In contrast to more familiar epistemological puzzles, like those articulated by Stroud and Descartes, we have the resources to solve the epistemological challenge posed by deepfakes. But to say that the challenge can be solved is not to say that the challenge will consistently be solved. Trust is a double-edged sword. Insofar as reliance on trusted sources is the solution to the epistemological threat of deepfakes, it is a matter of great concern that trust can be, and sometimes is, improperly withheld, misdirected or exploited. Footage from the first manned Moon landing quickly generated collective knowledge of the event, partly because the footage was broadcast by widely trusted sources. But not everyone believed their eyes or the sources of the footage. Conspiracy theories quickly emerged, according to which the footage was fabricated, possibly with the technical assistance of Stanley Kubrick, who had recently directed 2001: A Space Odyssey (1968).
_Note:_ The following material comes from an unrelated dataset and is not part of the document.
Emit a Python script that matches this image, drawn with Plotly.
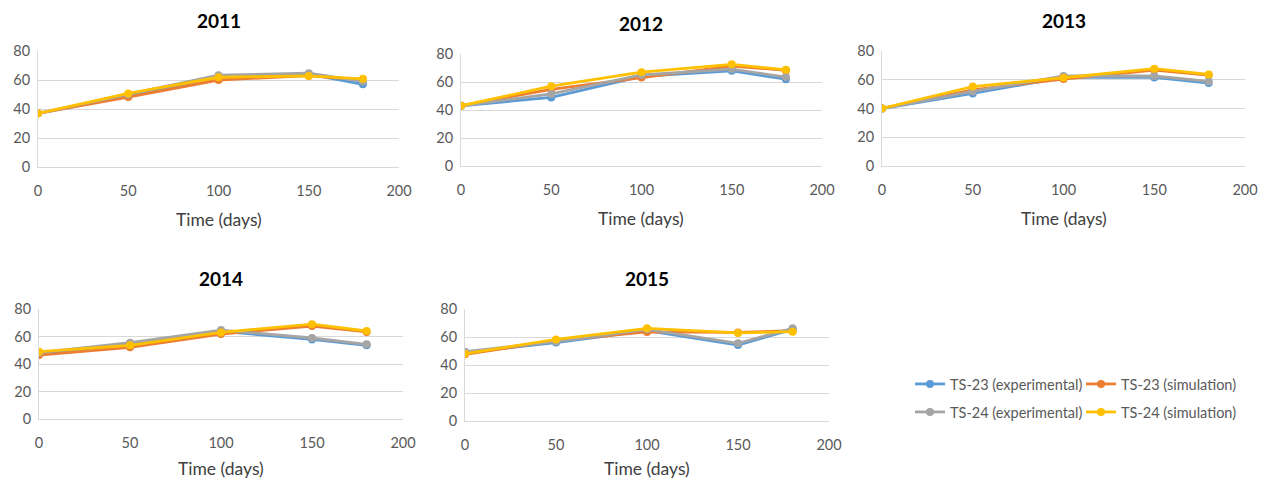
import plotly.graph_objects as go

# Sampling days (shared by every season)
days = [0, 50, 100, 150, 180]

years = ["2011", "2012", "2013", "2014", "2015"]

# Measured and simulated values per season
ts23_exp = {
    "2011": [37, 49, 62, 64, 57],
    "2012": [43, 49, 64, 68, 62],
    "2013": [40, 50.5, 61.6, 61.6, 57.7],
    "2014": [47.8, 54.5, 63.8, 57.9, 53.6],
    "2015": [48.8, 56, 64.5, 54.3, 65.5],
}
ts23_sim = {
    "2011": [37, 48.2, 60, 63, 60],
    "2012": [43, 54.8, 63.2, 71.4, 68.3],
    "2013": [40, 53, 60.5, 66.7, 63.3],
    "2014": [46.5, 52.1, 61.8, 67.6, 63.3],
    "2015": [47.6, 57.4, 63.6, 63.3, 64.5],
}
ts24_exp = {
    "2011": [37, 50, 63.3, 64.7, 59],
    "2012": [43, 51.5, 65, 69.2, 63.5],
    "2013": [40, 51.9, 62.6, 62.6, 58.8],
    "2014": [48.2, 55.5, 64.7, 58.9, 54.3],
    "2015": [49.5, 56.7, 65.5, 55.5, 66.2],
}
ts24_sim = {
    "2011": [37, 50.7, 61.9, 62.8, 60.8],
    "2012": [43, 57, 67, 72.6, 68.7],
    "2013": [40, 55.3, 61.4, 67.7, 63.7],
    "2014": [49, 53.6, 63, 69, 64],
    "2015": [48.1, 58.3, 66.2, 62.9, 63.8],
}

# (label, values, colour, legend row)
series = [
    ("TS-23 (experimental)", ts23_exp, "#5B9BD5", "legend"),
    ("TS-23 (simulation)", ts23_sim, "#ED7D31", "legend"),
    ("TS-24 (experimental)", ts24_exp, "#A5A5A5", "legend2"),
    ("TS-24 (simulation)", ts24_sim, "#FFC000", "legend2"),
]

x_ticks = [0, 50, 100, 150, 200]
y_ticks = [0, 20, 40, 60, 80]

W, H = 1263, 478
FONT = "Lato"

# Panel plot areas in pixels: (left, right, top, bottom, x-title offset)
panels = [
    (38, 399, 51, 167, 52),
    (461, 822, 54, 166, 52),
    (882, 1245, 51, 166, 52),
    (39, 403, 309, 419, 49),
    (465, 829, 309, 421, 47),
]

fig = go.Figure()

for i, year in enumerate(years):
    ax = "" if i == 0 else str(i + 1)
    for name, data, color, leg in series:
        fig.add_trace(go.Scatter(
            x=days, y=data[year], name=name, mode="lines+markers",
            line=dict(color=color, width=2.8),
            marker=dict(color=color, size=8),
            xaxis="x" + ax, yaxis="y" + ax,
            legend=leg, legendgroup=name, showlegend=(i == 0),
        ))


def legend_row(y_px):
    return dict(
        orientation="h", xref="container", yref="container",
        x=910 / W, y=1 - y_px / H, xanchor="left", yanchor="middle",
        entrywidth=126, font=dict(size=14.5, color="#595959", family=FONT),
        bgcolor="rgba(0,0,0,0)", traceorder="normal",
    )


layout = dict(
    width=W, height=H,
    margin=dict(l=0, r=0, t=0, b=0, autoexpand=False),
    paper_bgcolor="white", plot_bgcolor="white",
    font=dict(family=FONT, color="#595959", size=14),
    showlegend=True,
    legend=legend_row(384),
    legend2=legend_row(412),
    annotations=[],
)

for i, year in enumerate(years):
    l, r, t, b, off = panels[i]
    ax = "" if i == 0 else str(i + 1)
    layout["xaxis" + ax] = dict(
        domain=[l / W, r / W], range=[0, 200], anchor="y" + ax,
        tickvals=x_ticks, showgrid=False, zeroline=False,
        showline=True, linecolor="#D9D9D9", linewidth=1,
        ticks="", ticklabelstandoff=11, tickfont=dict(size=14.5, color="#595959"),
        fixedrange=True,
    )
    layout["yaxis" + ax] = dict(
        domain=[1 - b / H, 1 - t / H], range=[0, 80], anchor="x" + ax,
        tickvals=y_ticks, showgrid=True, gridcolor="#D9D9D9", gridwidth=1,
        zeroline=False, showline=True, linecolor="#D9D9D9", linewidth=1,
        ticks="", ticklabelstandoff=4, tickfont=dict(size=14.5, color="#595959"),
        fixedrange=True,
    )
    cx = (l + r) / 2 / W
    layout["annotations"].append(dict(
        text="<b>" + year + "</b>", x=cx, y=1 - (t - 31) / H,
        xref="paper", yref="paper", xanchor="center", yanchor="middle",
        showarrow=False,
        font=dict(size=19, color="#000000", family=FONT),
    ))
    layout["annotations"].append(dict(
        text="Time (days)", x=cx, y=1 - (b + off) / H,
        xref="paper", yref="paper", xanchor="center", yanchor="middle",
        showarrow=False,
        font=dict(size=17.5, color="#404040", family=FONT),
    ))

fig.update_layout(**layout)
fig.write_html("out.html")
The episode illustrates how, against a backdrop of distrust, technical innovations can impact the perceived evidential weight of videographic evidence.
Moreover, just as unwarranted distrust can deprive legitimate video footage of its evidential power, unwarranted trust can bolster the deceptive power of even crudely manipulated videos. Indeed, at present, most visual misinformation takes the form of cheap fakes, rather than deepfakes. When an audience improperly puts trust in a video’s source, that audience may fail to notice even obvious indications that the video has been manipulated. This is especially true for audiences ideologically motivated to believe the content of the video.
The epistemological threat posed by deepfakes is not illusory, but nor is it insurmountable. Recognising this is essential to preventing the epistemic apocalypse narrative from becoming a self-fulfilling prophecy of paranoia. Avoiding this outcome will require addressing underlying pathologies of trust and distrust that allow misinformation to thrive and that compromise the authority of legitimate information.